Butcher and Milk infiltrate the scene at the nail salon, gathering what intel they can. Things take a turn when A-Train shows up, and the team has to slip away. Between them, Frenchie and Milk figure out where their quarry is going and what she’s up to. Annie and Hugh’s date continues to be endearingly odd, and Hugh shows he really is a great guy, despite what he’s currently embarked on. Annie is also nothing like the corrupt group she’s with, and you just know tragedy is coming for these two.
Butcher, Milk, and Frenchie track the mystery woman to the subway and split up to find her. Frenchie shows some unexpected insight and empathy, managing to locate her, and showing her some of his own past. He almost has her calmed down when something spooks her and she runs off. Milk is furious that Frenchie has once again deviated from their plan. The two are within moments of coming to blows before they find something to unite against: Butcher’s pep talks. Annie finally reveals something Hugh has suspected and he reacts to it amazingly well.
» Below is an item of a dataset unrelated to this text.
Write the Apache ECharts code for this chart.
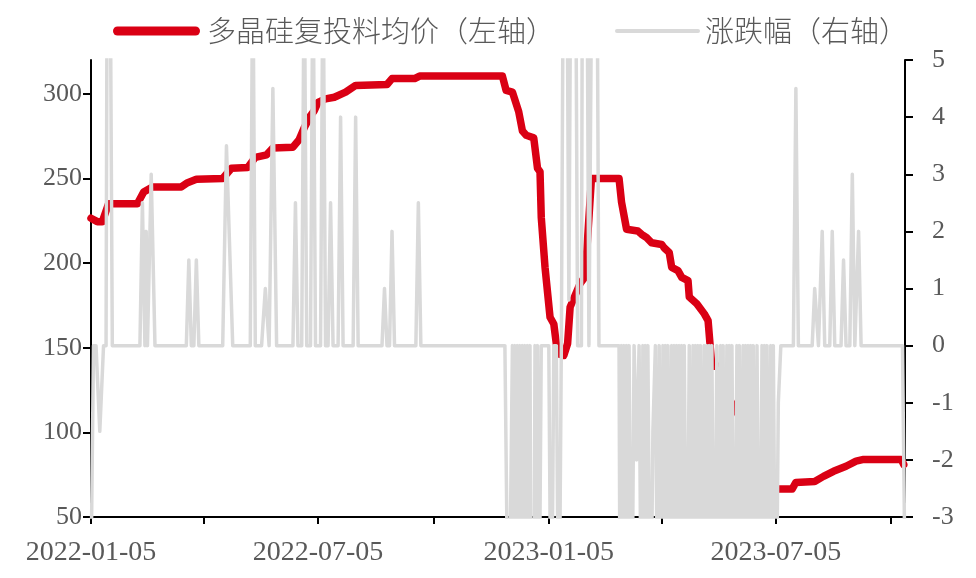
<!DOCTYPE html>
<html><head><meta charset="utf-8">
<script src="https://cdn.jsdelivr.net/npm/echarts@6/dist/echarts.min.js"></script>
<style>html,body{margin:0;padding:0;background:#fff}#c{width:976px;height:578px}</style>
</head><body><div id="c"></div>
<script>
const seriesNames = ['多晶硅复投料均价（左轴）', '涨跌幅（右轴）'];

const priceDates = ['2022-01-05','2022-01-10','2022-01-14','2022-01-19','2022-02-11','2022-02-16','2022-02-23','2022-03-18','2022-03-23','2022-03-30',
'2022-04-20','2022-04-27','2022-05-10','2022-05-16','2022-05-25','2022-05-30','2022-06-15','2022-06-20','2022-06-24','2022-06-29',
'2022-07-02','2022-07-05','2022-07-11','2022-07-18','2022-07-27','2022-08-04','2022-08-29','2022-09-02','2022-09-20','2022-09-24',
'2022-11-29','2022-12-02','2022-12-07','2022-12-12','2022-12-15','2022-12-18','2022-12-24','2022-12-27','2022-12-29','2022-12-30',
'2023-01-02','2023-01-06','2023-01-09','2023-01-12','2023-01-17','2023-01-20','2023-01-22','2023-01-30','2023-02-03','2023-02-08',
'2023-03-02','2023-03-04','2023-03-08','2023-03-17','2023-03-20','2023-03-24','2023-03-28','2023-04-05','2023-04-07','2023-04-11',
'2023-04-13','2023-04-18','2023-04-21','2023-04-26','2023-04-27','2023-05-03','2023-05-09','2023-05-12','2023-05-15','2023-05-21',
'2023-05-28','2023-06-07','2023-06-14','2023-06-19','2023-06-22','2023-06-28','2023-07-03','2023-07-18','2023-07-21','2023-08-05',
'2023-08-12','2023-08-20','2023-08-30','2023-09-07','2023-09-13','2023-10-13','2023-10-15'];
const priceValues = [226.5,224.5,224.5,235,235,242,245,245,247.5,249.5,
250,256,256.5,262.5,264,268,268.5,273,280,287,
290,295,297,298,301,305,305.5,309,309,310.5,
310.5,302,301,289.5,278,275.5,274,256,254,227,
197.5,168,164,146.5,145.5,152.5,174,188,192,250,
250,236,220,219,217,215,212,211,209,206.3,
197.5,195.6,191.6,189.7,180,176,170,166,139,139,
121,108,95,86,72,68.5,66.5,66.5,70.4,71,
74,77,80,83,84,84,81];

const changeDates = ['2022-01-05','2022-01-07','2022-01-09','2022-01-12','2022-01-15','2022-01-17','2022-01-18','2022-01-20','2022-01-22',
'2022-02-13','2022-02-15','2022-02-17','2022-02-18','2022-02-19','2022-02-22','2022-02-25',
'2022-03-22','2022-03-24','2022-03-26','2022-03-28','2022-03-30','2022-04-01',
'2022-04-20','2022-04-23','2022-04-28','2022-05-12','2022-05-14','2022-05-16','2022-05-21','2022-05-24','2022-05-27','2022-05-30','2022-06-02',
'2022-06-15','2022-06-17','2022-06-19','2022-06-22','2022-06-24','2022-06-26','2022-06-29','2022-07-01','2022-07-03',
'2022-07-07','2022-07-09','2022-07-11','2022-07-13','2022-07-15','2022-07-17','2022-07-21','2022-07-23','2022-07-25',
'2022-08-02','2022-08-04','2022-08-06','2022-08-25','2022-08-27','2022-08-29','2022-08-31','2022-09-02','2022-09-04',
'2022-09-21','2022-09-23','2022-09-25',
'2022-12-01','2022-12-04','2022-12-07','2022-12-08','2022-12-09','2022-12-10','2022-12-11','2022-12-12','2022-12-13','2022-12-14',
'2022-12-15','2022-12-16','2022-12-17','2022-12-18','2022-12-19','2022-12-20','2022-12-21','2022-12-22','2022-12-24','2022-12-25',
'2022-12-26','2022-12-27','2022-12-28','2022-12-30',
'2023-01-05','2023-01-07','2023-01-09','2023-01-11','2023-01-13','2023-01-15',
'2023-01-17','2023-01-19','2023-01-21','2023-01-23','2023-01-26','2023-01-28','2023-01-31','2023-02-01','2023-02-04','2023-02-06',
'2023-02-07','2023-02-09','2023-02-12','2023-02-14',
'2023-03-02','2023-03-03','2023-03-04','2023-03-05','2023-03-06','2023-03-07','2023-03-08','2023-03-09','2023-03-10','2023-03-12','2023-03-14','2023-03-16',
'2023-03-18','2023-03-20','2023-03-21','2023-03-22','2023-03-23','2023-03-24','2023-03-25','2023-03-27','2023-03-29','2023-03-31','2023-04-02','2023-04-03','2023-04-05',
'2023-04-06','2023-04-07','2023-04-08','2023-04-09','2023-04-10','2023-04-11','2023-04-13','2023-04-14','2023-04-15','2023-04-16','2023-04-17','2023-04-18','2023-04-19',
'2023-04-20','2023-04-21','2023-04-22','2023-04-23','2023-04-25','2023-04-27','2023-04-29','2023-04-30','2023-05-01','2023-05-02','2023-05-03','2023-05-04','2023-05-05',
'2023-05-06','2023-05-07','2023-05-09','2023-05-10','2023-05-11','2023-05-12','2023-05-13','2023-05-14','2023-05-15','2023-05-17','2023-05-19',
'2023-05-21','2023-05-22','2023-05-23','2023-05-24','2023-05-25','2023-05-27','2023-05-28','2023-05-29','2023-05-30','2023-05-31','2023-06-02','2023-06-04',
'2023-06-05','2023-06-06','2023-06-07','2023-06-09','2023-06-10','2023-06-11','2023-06-12','2023-06-13','2023-06-14','2023-06-15','2023-06-16','2023-06-17','2023-06-19',
'2023-06-20','2023-06-22','2023-06-24','2023-06-25','2023-06-26','2023-06-27','2023-06-28','2023-06-29','2023-07-01','2023-07-02','2023-07-03',
'2023-07-05','2023-07-07','2023-07-09',
'2023-07-19','2023-07-21','2023-07-23','2023-08-03','2023-08-05','2023-08-08','2023-08-11','2023-08-13',
'2023-08-17','2023-08-19','2023-08-21','2023-08-26','2023-08-28','2023-08-30','2023-09-02','2023-09-04','2023-09-06',
'2023-09-07','2023-09-09','2023-09-11','2023-10-14','2023-10-16'];
const changeValues = [-4,0,0,-1.5,0,0,8,8,0,
0,2.5,0,2,0,3,0,
0,1.5,0,0,1.5,0,
0,3.5,0,0,7,0,0,1,0,4.5,0,
0,2.5,0,0,7,0,0,7,0,
0,7,0,0,2.5,0,0,4,0,
0,4,0,0,1,0,0,2,0,
0,2.5,0,
0,-6,0,-6,0,-6,0,-6,0,-6,
0,-6,0,-6,0,-6,0,-6,-6,0,
-6,0,-6,0,
0,-6,0,0,-6,0,
9,9,0.8,9,9,0,0,9,9,0,
0,9,9,0,
0,-6,0,-6,0,-6,0,-6,0,-6,0,-2,
0,-6,0,-6,0,-6,0,-6,-1.5,0,-6,0,-6,
0,-6,0,-6,0,-6,0,-6,0,-6,0,-6,0,
-6,0,-6,0,-6,0,-6,0,-6,0,-6,0,-6,
0,-6,0,-6,0,-6,0,-6,0,-6,0,
-6,0,-6,0,-6,0,-6,0,-6,0,-6,0,
-6,0,-6,0,-6,0,-6,0,-6,0,-6,0,-6,
0,-6,0,-6,0,-6,0,-6,0,-6,0,
-6,-1,0,
0,4.5,0,0,1,0,2,0,
0,2,0,0,1.5,0,0,3,0,
0,2,0,0,-4];

const xTickDates = ['2022-01-05','2022-04-05','2022-07-05','2022-10-05','2023-01-05','2023-04-05','2023-07-05','2023-10-05'];
const xLabelDates = ['2022-01-05','2022-07-05','2023-01-05','2023-07-05'];
const leftTicks = [50,100,150,200,250,300];
const rightTicks = [-3,-2,-1,0,1,2,3,4,5];

function ts(s){const p=s.split('-').map(Number);return new Date(p[0],p[1]-1,p[2]).getTime();}
function fmt(v){const d=new Date(v);const m=d.getMonth()+1,dd=d.getDate();return d.getFullYear()+'-'+(m<10?'0':'')+m+'-'+(dd<10?'0':'')+dd;}

const RED='#da0014', GRAY='#d9d9d9', TXT='#595959';
const numFont='"Liberation Serif","Times New Roman",serif';
const cjkFont='"Noto Sans CJK SC","Liberation Serif",sans-serif';

const chart = echarts.init(document.getElementById('c'));
chart.setOption({
  animation:false,
  backgroundColor:'#fff',
  legend:[
    {left:108, top:11, itemWidth:87, itemHeight:9, selectedMode:false,
     icon:'path://M4.5,0 H82.5 A4.5,4.5 0 0 1 82.5,9 H4.5 A4.5,4.5 0 0 1 4.5,0 Z',
     data:[{name:seriesNames[0]}],
     textStyle:{fontFamily:cjkFont, fontWeight:300, fontSize:29, color:TXT, lineHeight:30, padding:[0,0,0,2]}},
    {left:610, top:11, itemWidth:85, itemHeight:4, selectedMode:false,
     icon:'path://M2,0 H83 A2,2 0 0 1 83,4 H2 A2,2 0 0 1 2,0 Z',
     data:[{name:seriesNames[1]}],
     textStyle:{fontFamily:cjkFont, fontWeight:300, fontSize:29, color:TXT, lineHeight:30}}
  ],
  grid:{left:91, right:71, top:60, bottom:61},
  xAxis:{
    type:'value', min:ts('2022-01-05'), max:ts('2023-10-16'), scale:true,
    axisLine:{onZero:false, lineStyle:{color:'#000', width:2}},
    axisTick:{show:true, length:7, lineStyle:{color:'#000', width:2}, customValues:xTickDates.map(ts)},
    axisLabel:{customValues:xLabelDates.map(ts), formatter:fmt, fontFamily:numFont, fontSize:28, color:TXT, margin:22},
    splitLine:{show:false}
  },
  yAxis:[
    {type:'value', position:'left', min:50, max:320, interval:50,
     axisLine:{show:true, onZero:false, lineStyle:{color:'#000', width:2}},
     axisTick:{show:true, length:8, lineStyle:{color:'#000', width:2}, customValues:leftTicks},
     axisLabel:{customValues:leftTicks, fontFamily:numFont, fontSize:26, color:TXT, margin:9},
     splitLine:{show:false}},
    {type:'value', position:'right', min:-3, max:5, interval:1,
     axisLine:{show:true, onZero:false, lineStyle:{color:'#000', width:2}},
     axisTick:{show:true, length:8, lineStyle:{color:'#000', width:2}, customValues:rightTicks},
     axisLabel:{customValues:rightTicks, fontFamily:numFont, fontSize:26, color:TXT, margin:27, align:'left'},
     splitLine:{show:false}}
  ],
  series:[
    {name:seriesNames[0], type:'line', yAxisIndex:0, symbol:'none', z:2,
     data:priceDates.map((d,i)=>[ts(d), priceValues[i]]),
     itemStyle:{color:RED}, lineStyle:{color:RED, width:7.5, cap:'round', join:'round'}},
    {name:seriesNames[1], type:'line', yAxisIndex:1, symbol:'none', z:3,
     data:changeDates.map((d,i)=>[ts(d), changeValues[i]]),
     itemStyle:{color:GRAY}, lineStyle:{color:GRAY, width:3.5, join:'round'}}
  ]
});
</script></body></html>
Then, while she’s away for a moment, he gets a vivid hallucination and is spooked into going along with Butcher’s plan.
The Deep goes off on his own, trying to do something he thinks is important, and handles it amazingly badly. There’s a casualty and huge mess even Vought Corporation is going to have trouble cleaning up and keeping quiet. Our mystery woman runs afoul of A-Train, but the team catches up and uses the speedster’s biggest weakness against him. They manage to find her later and do what they set out to. The episode ends with Homelander callously taking advantage of a major tragedy to push his own agenda, and he’s so slick and manipulative that even Madeline is impressed in spite of herself. Maeve is a lot less happy and I wonder if she’s going to turn against the others over this.
What I liked: This world is a very twisted place, but it’s really well imagined and fleshed out. Despite it being a “superhero” show, there are very few actual heroes here. That’s not generally something I enjoy, but it’s remarkably well executed on this show. Homelander is definitely more than a pretty face or a brainless jock, and that could be real trouble for the notional good guys. Frenchie has more layers than I would have suspected, and is getting more interesting. Annie and Hugh’s date was great, and I really wish I could see the two of them ending up together.
What I didn’t: Deep’s mission was flawed start to finish, and he really should have been better able to do it. Or at least not make it such a mess. While he’s slick, Homelander is a despicable person. I feel very bad for Hugh, who just doesn’t have a way to win in any of this.
It was an ugly episode, but well written, produced, and acted. I’m giving it a high 3.5 out of 5.